Flowers from mourners are seen near a photo of the renowned physicist Zhu Guangya in Beijing Sunday. Zhu died Saturday at the age of 87. Photo: Ge Lili
By Pan Yan and Ge Lili
Zhu Guangya, a nuclear physicist whose pioneering research contributed to the development of China's first atom and hydrogen bombs in the 1960s, died Saturday at age 87 in Beijing.
Zhu's long career covered several decades including stints as a senior academician at the Chinese Academy of Sciences and the Chinese Academy of Engineering. He served as vice chairman of the National Committee of the Chinese People's Political Consultative Conference, China's top political advisory body, between 1994 and 2003.
Zhu Guangya's son, Zhu Mingyuan, told the Global Times Sunday that he admired his father's attitude to his work the most.
"His colleagues said they had never met someone like my father who was so serious and careful with his work," Zhu Mingyuan said Sunday. "He would rectify any wrong characters and punctuations while reading a document."
The son said his father's students would carry on his work and mission.
Zhu was born in Yichang, Hubei Province in 1924 and later moved to Wuhan with his family.

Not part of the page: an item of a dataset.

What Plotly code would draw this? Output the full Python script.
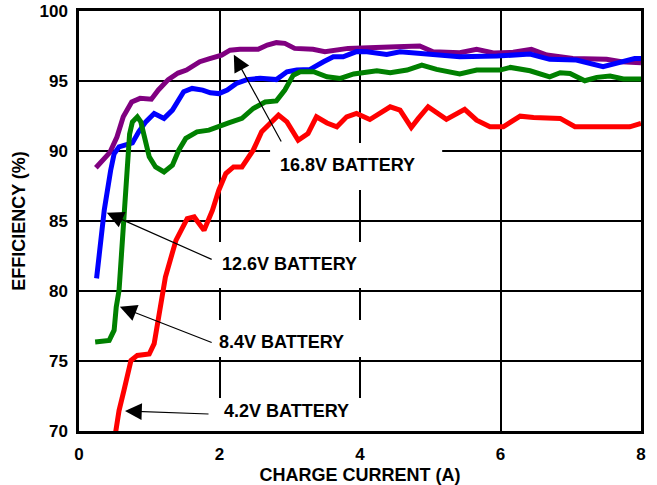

He developed an interest in physics in high school and was recommended to the physics department at Southwest Associated University (SAU) in Kunming, Yunnan Province, the best university during the War of Resistance Against Japanese Aggression (1937-45).
In the fall of 1945, the US military indicated they would not object to China making its own atom bomb.
Chiang Kai-shek, Kuomingtang leader at the time, ordered senior Kuomingtang officials Chen Cheng and Yu Dawei to recruit talented people to develop the bomb.
Lifelong mission
Chen and Yu found Wu Dayou, Hua Luogeng and Zeng Zhaolun, all famous scientists who were teaching at SAU. Each picked two assistants that could study in the US. Wu chose Zhu and Tsung-Tao Lee, a Chinese-born American physicist who won Nobel Prize in 1957.
Zhu attended the University of Michigan, Wu's alma mater. Zhu was a top student and won a scholarship. Zhu obtained a PhD in nuclear physics in 1950 at the university.
Zhu was urging overseas Chinese students to return to their motherland after the founding of the People's Republic of China in 1949. He drafted an open letter calling all Chinese students in the US to go back to China to work, which resonated with Chinese students and scholars there. In February 1950, Zhu returned to China.
Zhu taught physics at Peking University from 1950 to 1952 and at the People's University of Northeast China (now Jilin University) from 1953 to 1955. During 1952 to 1953, he served during the Korean War (1950-53) as an interpreter.
In 1955, faced with a nuclear threat from the US, then chairman Mao Zedong decided to develop the atom bomb with help from the Soviet Union.
Zhu returned to Peking University to become the vice director of the physics research office which was responsible for cultivating talents to develop the technology needed to build the bomb.
Challenges
In the fall of 1958, a nuclear reactor and accelerator built with assistance from the Soviet Union was formally handed over to China, signaling the birth of the first comprehensive research base for the atom bomb in the country.
However, in 1959, the Soviet Union broke a contract with China and withdrew their experts, halting efforts to develop the technology.
China did not abandon plans to build the bomb.
In 1959, Zhu, who was 35, became deputy director of Nuclear Weapons Research Institutions in the No. 2 Ministry of the Machine Building Industry, which proved to be a major help for him to develop the atom bomb and hydrogen bomb.
The deterioration of Sino-Soviet Union relations created difficulties because the Soviet Union destroyed the information related to atom bomb, according to Beijing-based Renwu Magazine.
Zhu proposed to do research using information in reports by Soviet experts, which lead to a huge breakthrough.
In 1962, the ministry wanted to build the first bomb by 1964 or 1965. Zhu wrote two guiding documents for the plan, which the central government used to make decision about the atom bomb.China set off its first atomic bomb on October 16, 1964, and Zhu was excited.
Three years later, Zhu and his colleagues built the hydrogen bomb.
In September 1999, the State Council, the Military Commission of the CPC Central Committee gave Zhu and 22 other scientists medals for the "Two Bombs, One Satellite" project.
On December 25, 1996, the National Astronomical Observatories, Chinese Academy of Sciences, discovered a new asteroid, on Zhu's birthday. Eight years later, on his 80th, China named the asteroid after Zhu.